A new Lyme disease test–called a C6 ELISA–is now available which provides information about three diseases–heartworm (carried by mosquitoes), canine Ehrlichiosis and canine Lyme disease (both of which are carried by ticks).
This new test is unique in that it can determine whether the antibody was produced in response to active infection or by vaccination, making it much easier to make an accurate diagnosis.

How Is Lyme Disease Treated?

The best treatment for Lyme disease (for both dogs and people, actually) is a round of antibiotics. The antibiotic doxycycline is relatively inexpensive and has limited side effects for dogs.
Most vets prefer doxycycline because it also successfully treats several other tick-borne diseases that may be causing these symptoms. Amoxicillin and tetracycline are other frequently used antibiotics for Lyme disease.
Fortunately, over ninety percent of dogs treated within the first week of obvious symptoms will respond rapidly to antibiotic treatment, often within 2 to 5 days.

Lyme Disease Prognosis

Prognosis for dogs with canine Lyme disease is very good. But it’s really important to finish out the full term of the prescribed antibiotic therapy. Don’t stop early, just because your dog seems to be well.
According to Lyme disease statistics, about five percent of dogs will have some type of relapse–with later symptoms of Lyme disease in the form of heart or nerve damage–even after treatment.
Some of these dogs will experience chronic Lyme disease symptoms of lifelong joint pain from the damage caused by the bacteria. That’s why the sooner treatment is started, the better the dog’s chances of a complete recovery.

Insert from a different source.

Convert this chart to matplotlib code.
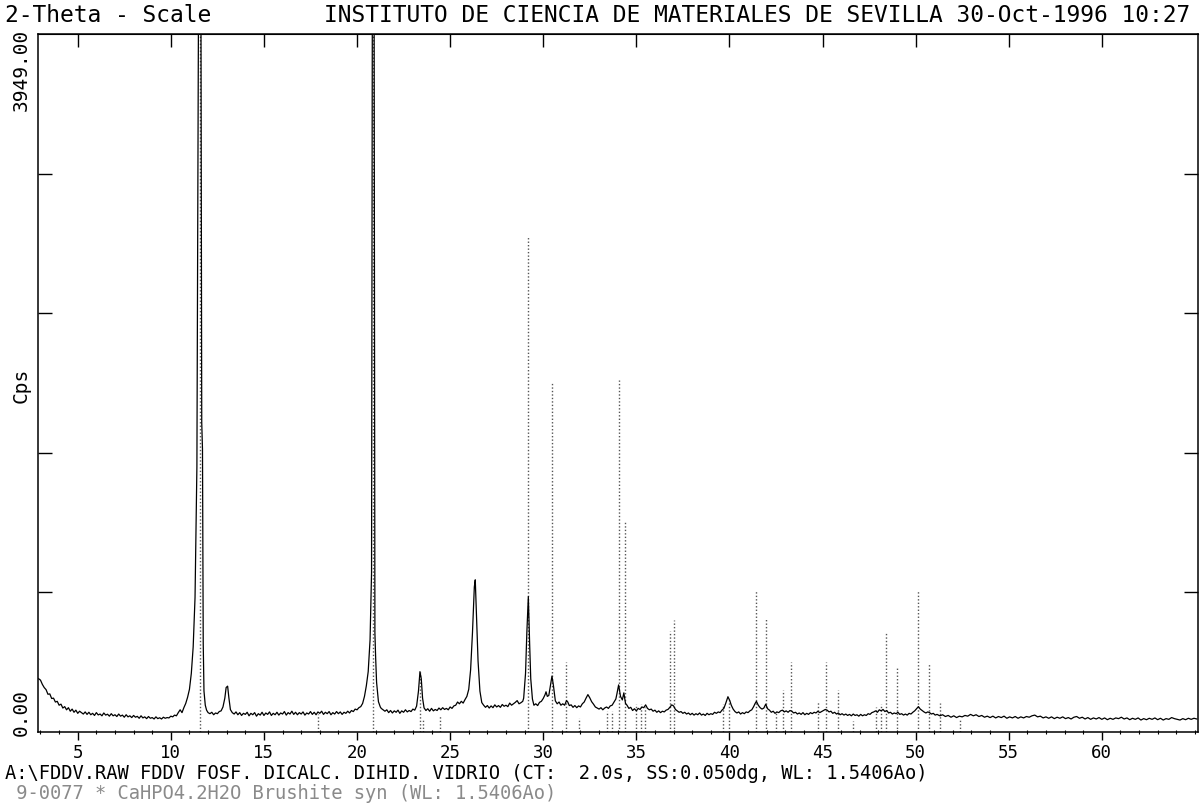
import matplotlib
matplotlib.use("Agg")
import matplotlib.pyplot as plt
import numpy as np

plt.rcParams["font.family"] = ["DejaVu Sans Mono"]

scan_low = [
    (2.90, 300), (3.00, 292), (3.10, 268), (3.20, 250), (3.30, 238), (3.40, 212),
    (3.50, 214), (3.60, 188), (3.70, 190), (3.80, 168), (3.90, 172), (4.00, 150),
    (4.10, 156), (4.20, 134), (4.30, 142), (4.40, 124), (4.50, 136), (4.60, 116),
    (4.70, 128), (4.80, 110), (4.90, 122), (5.00, 104), (5.10, 116), (5.20, 108),
    (5.30, 100), (5.40, 112), (5.50, 98), (5.60, 110), (5.70, 96), (5.80, 104),
    (5.90, 92), (6.00, 108), (6.10, 95), (6.20, 100), (6.30, 90), (6.40, 106),
    (6.50, 94), (6.60, 99), (6.70, 88), (6.80, 102), (6.90, 90), (7.00, 96),
    (7.10, 86), (7.20, 100), (7.30, 88), (7.40, 94), (7.50, 82), (7.60, 96),
    (7.70, 84), (7.80, 90), (7.90, 80), (8.00, 92), (8.10, 82), (8.20, 87),
    (8.30, 76), (8.40, 90), (8.50, 78), (8.60, 84), (8.70, 74), (8.80, 86),
    (8.90, 76), (9.00, 80), (9.10, 72), (9.20, 84), (9.30, 74), (9.40, 79),
    (9.50, 72), (9.60, 82), (9.70, 76), (9.80, 80), (9.90, 78), (10.00, 88),
    (10.10, 84), (10.20, 94), (10.30, 90), (10.40, 108), (10.50, 124),
    (10.60, 108), (10.70, 136), (10.80, 160), (10.90, 195), (11.00, 240),
    (11.10, 330), (11.20, 480), (11.30, 760), (11.40, 1500), (11.48, 3949),
    (11.62, 3949), (11.66, 1750), (11.70, 1600), (11.74, 500), (11.78, 230),
    (11.85, 150), (11.92, 122), (12.00, 108), (12.10, 102), (12.20, 110),
    (12.30, 96), (12.40, 106), (12.50, 102), (12.60, 114), (12.70, 118),
    (12.80, 140), (12.90, 190), (12.97, 250), (13.05, 258), (13.12, 190),
    (13.20, 125), (13.30, 108),
]
scan_mid = [
    (13.4, 100), (13.5, 112), (13.6, 96), (13.7, 108), (13.8, 92), (13.9, 104),
    (14.0, 98), (14.1, 110), (14.2, 90), (14.3, 104), (14.4, 96), (14.5, 108),
    (14.6, 88), (14.7, 102), (14.8, 94), (14.9, 110), (15.0, 92), (15.1, 106),
    (15.2, 98), (15.3, 112), (15.4, 92), (15.5, 104), (15.6, 96), (15.7, 110),
    (15.8, 94), (15.9, 106), (16.0, 100), (16.1, 114), (16.2, 94), (16.3, 108),
    (16.4, 100), (16.5, 116), (16.6, 98), (16.7, 110), (16.8, 96), (16.9, 108),
    (17.0, 100), (17.1, 112), (17.2, 94), (17.3, 106), (17.4, 100), (17.5, 114),
    (17.6, 98), (17.7, 110), (17.8, 96), (17.9, 112), (18.0, 104), (18.1, 116),
    (18.2, 98), (18.3, 110), (18.4, 102), (18.5, 114), (18.6, 96), (18.7, 108),
    (18.8, 100), (18.9, 114), (19.0, 102), (19.1, 112), (19.2, 98), (19.3, 110),
    (19.4, 104), (19.5, 116), (19.6, 106), (19.7, 120), (19.8, 114), (19.9, 128),
    (20.0, 124), (20.1, 136), (20.2, 142), (20.3, 160), (20.4, 200), (20.5, 260),
    (20.6, 340), (20.7, 520), (20.78, 900), (20.82, 3949), (20.92, 3949),
    (20.96, 560), (21.00, 420), (21.05, 280), (21.15, 170), (21.25, 140),
    (21.3, 132), (21.4, 124), (21.5, 116), (21.6, 124), (21.7, 108), (21.8, 120),
    (21.9, 106), (22.0, 118), (22.1, 110), (22.2, 122), (22.3, 104), (22.4, 118),
    (22.5, 110), (22.6, 124), (22.7, 112), (22.8, 120), (22.9, 114), (23.0, 128),
    (23.1, 122), (23.2, 145), (23.3, 230), (23.38, 340), (23.45, 300),
    (23.52, 190), (23.6, 135), (23.7, 120), (23.8, 130), (23.9, 116),
    (24.0, 132), (24.1, 118), (24.2, 126), (24.3, 120), (24.4, 134), (24.5, 124),
    (24.6, 136), (24.7, 126), (24.8, 132), (24.9, 124), (25.0, 140), (25.1, 132),
    (25.2, 146), (25.3, 150), (25.4, 168), (25.5, 158), (25.6, 172), (25.7, 162),
    (25.8, 182), (25.9, 200), (26.0, 240), (26.1, 350), (26.2, 560), (26.3, 820),
    (26.35, 860), (26.42, 650), (26.5, 400), (26.6, 230), (26.7, 165),
    (26.8, 150), (26.9, 138), (27.0, 148), (27.1, 134), (27.2, 146), (27.3, 136),
    (27.4, 152), (27.5, 140), (27.6, 148), (27.7, 138), (27.8, 154), (27.9, 144),
    (28.0, 150), (28.1, 142), (28.2, 162), (28.3, 150), (28.4, 158), (28.5, 166),
    (28.6, 176), (28.7, 158), (28.8, 164), (28.9, 172), (28.95, 190),
    (29.05, 330), (29.12, 560), (29.2, 765), (29.27, 500), (29.33, 300),
    (29.42, 185), (29.5, 150), (29.6, 158), (29.7, 148), (29.8, 166),
    (29.9, 172), (30.0, 188), (30.1, 210), (30.15, 226), (30.22, 200),
    (30.3, 205), (30.4, 270), (30.47, 315), (30.55, 260), (30.65, 175),
    (30.75, 158), (30.85, 168), (30.95, 150), (31.05, 158), (31.15, 150),
    (31.25, 176), (31.32, 168), (31.4, 148), (31.5, 152), (31.6, 138),
    (31.7, 148), (31.8, 136), (31.9, 146), (32.0, 140), (32.1, 158), (32.2, 168),
    (32.3, 190), (32.4, 210), (32.5, 192), (32.6, 170), (32.7, 156), (32.8, 140),
    (32.9, 134), (33.0, 128), (33.1, 136), (33.2, 124), (33.3, 134), (33.4, 140),
    (33.5, 132), (33.6, 146), (33.7, 150), (33.8, 168), (33.9, 185),
    (33.95, 210), (34.05, 265), (34.15, 200), (34.25, 180), (34.33, 220),
    (34.42, 160), (34.5, 150), (34.6, 132), (34.7, 138), (34.8, 120),
    (34.9, 130), (35.0, 118), (35.1, 132), (35.2, 126), (35.3, 140), (35.4, 136),
    (35.5, 152), (35.6, 132), (35.7, 124), (35.8, 128), (35.9, 116), (36.0, 122),
    (36.1, 110),
]
scan_high = [
    (36.2, 118), (36.3, 108), (36.4, 116), (36.5, 112), (36.6, 122), (36.7, 126),
    (36.8, 138), (36.9, 152), (37.0, 146), (37.1, 126), (37.2, 118), (37.3, 110),
    (37.4, 114), (37.5, 104), (37.6, 110), (37.7, 100), (37.8, 106), (37.9, 96),
    (38.0, 104), (38.1, 94), (38.2, 102), (38.3, 96), (38.4, 106), (38.5, 94),
    (38.6, 100), (38.7, 92), (38.8, 104), (38.9, 96), (39.0, 102), (39.1, 98),
    (39.2, 110), (39.3, 104), (39.4, 112), (39.5, 108), (39.6, 122), (39.7, 132),
    (39.8, 160), (39.92, 198), (40.02, 176), (40.1, 150), (40.2, 128),
    (40.3, 114), (40.4, 106), (40.5, 112), (40.6, 100), (40.7, 108), (40.8, 102),
    (40.9, 112), (41.0, 108), (41.1, 118), (41.2, 124), (41.3, 142),
    (41.38, 160), (41.45, 172), (41.55, 150), (41.65, 136), (41.75, 128),
    (41.85, 134), (41.95, 156), (42.05, 130), (42.15, 122), (42.25, 110),
    (42.35, 116), (42.45, 104), (42.55, 112), (42.65, 108), (42.75, 118),
    (42.85, 122), (42.95, 112), (43.05, 118), (43.15, 110), (43.25, 120),
    (43.35, 116), (43.45, 106), (43.55, 110), (43.65, 100), (43.75, 106),
    (43.85, 98), (43.95, 108), (44.05, 96), (44.15, 104), (44.25, 98),
    (44.35, 108), (44.45, 102), (44.55, 110), (44.65, 106), (44.75, 116),
    (44.85, 108), (44.95, 114), (45.05, 120), (45.15, 126), (45.25, 122),
    (45.35, 112), (45.45, 116), (45.55, 104), (45.65, 110), (45.75, 100),
    (45.85, 106), (45.95, 96), (46.05, 102), (46.15, 94), (46.25, 100),
    (46.35, 92), (46.45, 98), (46.55, 90), (46.65, 100), (46.75, 92),
    (46.85, 96), (46.95, 88), (47.05, 98), (47.15, 90), (47.25, 96), (47.35, 92),
    (47.45, 102), (47.55, 98), (47.65, 108), (47.75, 112), (47.85, 118),
    (47.95, 110), (48.05, 124), (48.15, 118), (48.25, 126), (48.35, 114),
    (48.45, 120), (48.55, 106), (48.65, 110), (48.75, 100), (48.85, 106),
    (48.95, 102), (49.05, 110), (49.15, 98), (49.25, 102), (49.35, 94),
    (49.45, 100), (49.55, 94), (49.65, 104), (49.75, 100), (49.85, 110),
    (49.95, 118), (50.05, 130), (50.15, 142), (50.25, 128), (50.35, 120),
    (50.45, 112), (50.55, 106), (50.65, 112), (50.75, 108), (50.85, 100),
    (50.95, 104), (51.05, 94), (51.15, 98), (51.3, 90), (51.45, 96), (51.6, 86),
    (51.75, 92), (51.9, 82), (52.05, 90), (52.2, 80), (52.35, 88), (52.5, 84),
    (52.65, 92), (52.8, 88), (52.95, 98), (53.1, 90), (53.25, 96), (53.4, 86),
    (53.55, 92), (53.7, 82), (53.85, 88), (54.0, 80), (54.15, 88), (54.3, 78),
    (54.45, 86), (54.6, 80), (54.75, 88), (54.9, 76), (55.05, 84), (55.2, 78),
    (55.35, 86), (55.5, 76), (55.65, 84), (55.8, 78), (55.95, 86), (56.1, 82),
    (56.25, 90), (56.4, 94), (56.55, 84), (56.7, 88), (56.85, 78), (57.0, 84),
    (57.15, 76), (57.3, 84), (57.45, 74), (57.6, 82), (57.75, 76), (57.9, 84),
    (58.05, 74), (58.2, 80), (58.35, 72), (58.5, 82), (58.65, 86), (58.8, 76),
    (58.95, 82), (59.1, 72), (59.25, 80), (59.4, 70), (59.55, 78), (59.7, 72),
    (59.85, 80), (60.0, 70), (60.15, 78), (60.3, 68), (60.45, 76), (60.6, 70),
    (60.75, 78), (60.9, 74), (61.05, 82), (61.2, 72), (61.35, 78), (61.5, 68),
    (61.65, 76), (61.8, 70), (61.95, 78), (62.1, 66), (62.25, 74), (62.4, 68),
    (62.55, 76), (62.7, 70), (62.85, 78), (63.0, 68), (63.15, 76), (63.3, 66),
    (63.45, 74), (63.6, 70), (63.75, 80), (63.9, 74), (64.05, 70), (64.2, 66),
    (64.35, 74), (64.5, 68), (64.65, 76), (64.8, 70), (64.95, 76), (65.1, 72),
]

# PDF 9-0077 brushite reference lines (2-theta, relative intensity %)
ref_theta = [11.58, 17.90, 20.87, 23.40, 23.55, 24.45, 29.20, 30.47, 31.25,
             31.90, 33.40, 33.72, 34.05, 34.37, 34.98, 35.25, 35.45, 36.80,
             37.02, 39.66, 39.98, 41.42, 41.98, 42.50, 42.88, 43.30, 44.75,
             45.20, 45.85, 46.62, 47.85, 48.15, 48.40, 49.00, 50.14, 50.72,
             51.30, 52.40]
ref_int = [100, 2.5, 100, 8.5, 1.7, 2.2, 71, 50, 10,
           2, 3, 3, 50.5, 30, 4, 4, 3.5, 14.5,
           16, 4, 4.5, 20.3, 16.3, 3, 6, 10, 4.2,
           10, 6, 1.5, 3.5, 4, 14.2, 9.2, 20.2, 9.9,
           4.1, 1.7]

y_max = 3949.0
x_ticks = [5, 10, 15, 20, 25, 30, 35, 40, 45, 50, 55, 60]

scan = np.array(scan_low + scan_mid + scan_high)

W, H = 1201, 805
fig = plt.figure(figsize=(W / 100, H / 100), dpi=100)
ax = fig.add_axes([37.7 / W, 1 - 731.7 / H, 1160 / W, 697.4 / H])

ref_h = np.array(ref_int) / 100.0 * y_max
ax.vlines(ref_theta, 0, ref_h, colors="#555555", linestyles=(0, (1, 1.5)), lw=1.0)
ax.plot(scan[:, 0], scan[:, 1], color="black", lw=0.9)

ax.set_xlim(2.85, 65.15)
ax.set_ylim(0, y_max)
for s in ax.spines.values():
    s.set_linewidth(1.1)

ax.set_xticks(x_ticks)
ax.set_xticks(np.arange(3, 66, 1), minor=True)
ax.tick_params(axis="x", which="major", direction="out", length=6, width=1,
               labelsize=12.5, pad=2.5)
ax.tick_params(axis="x", which="minor", direction="inout", length=3, width=0.8)
top = ax.secondary_xaxis("top")
top.set_xticks(x_ticks)
top.tick_params(direction="in", length=9, width=1, labeltop=False)

ax.set_yticks([y_max * k / 5 for k in range(1, 5)])
ax.tick_params(axis="y", direction="in", length=10, width=1, left=True,
               right=True, labelleft=False)

fig.text(5 / W, 1 - 15 / H, "2-Theta - Scale", fontsize=16.5, va="center")
fig.text(1190 / W, 1 - 15 / H,
         "INSTITUTO DE CIENCIA DE MATERIALES DE SEVILLA 30-Oct-1996 10:27",
         fontsize=16.5, va="center", ha="right")
fig.text(21 / W, 1 - 70 / H, "3949.00", fontsize=14, rotation=90,
         ha="center", va="center")
fig.text(21 / W, 1 - 385 / H, "Cps", fontsize=14, rotation=90,
         ha="center", va="center")
fig.text(21 / W, 1 - 712 / H, "0.00", fontsize=14, rotation=90,
         ha="center", va="center")
fig.text(5 / W, 1 - 773 / H,
         "A:\\FDDV.RAW FDDV FOSF. DICALC. DIHID. VIDRIO (CT:  2.0s, SS:0.050dg, WL: 1.5406Ao)",
         fontsize=13.5, va="center")
fig.text(5 / W, 1 - 793 / H,
         " 9-0077 * CaHPO4.2H2O Brushite syn (WL: 1.5406Ao)",
         fontsize=13.5, va="center", color="#8a8a8a")

fig.savefig("out.png", dpi=100, facecolor="white")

How to Prevent Lyme Disease

Prevention is the key to keeping your dog healthy and free from this disease. Here are some ways to reduce the chance of ticks feasting on your dog:
• Use insecticides on the yard around your house
• Check your dog for ticks every time he comes back into the house
• Remove ticks carefully with tweezers, and apply an antiseptic to the spot where the tick was dining
• Discuss tick preventives and repellents with your veterinarian
• A monthly medication (applied between the shoulders) combined with a prescription-strength tick collar have
been shown to be quite successful when used together
• If you use a topical once-a-month tick product, always consult your veterinarian before applying any
additional repellent product
• Insect repellents designed to be applied to clothing should not be used on dogs
• If you own a kennel, check with your veterinarian about tick control measures specially designed for
kennels
Use of the current canine Lyme disease vaccine is still being debated. It’s not 100 percent effective, and it only prevents infection in dogs vaccinated before any exposure to Lyme organisms. That means it only helps puppies and dogs from non-Lyme areas traveling to Lyme areas. Annual boosters are needed to continue the vaccine-based immunity.
Opponents of the vaccine argue that Lyme disease is an infection for which over 90 percent of infected dogs will never even get sick anyway. And the 5 to 10 percent that do get sick can be easily treated with a safe, inexpensive course of antibiotics. This is an issue you may want to discuss with your vet.

Is Lyme Disease Contagious?

You can’t catch canine Lyme disease from your dog, but you could get the disease if your dog is harboring an infected tick and that tick bites you, too.
That’s why it’s really important to try to keep ticks off your dog and to check yourself for ticks frequently.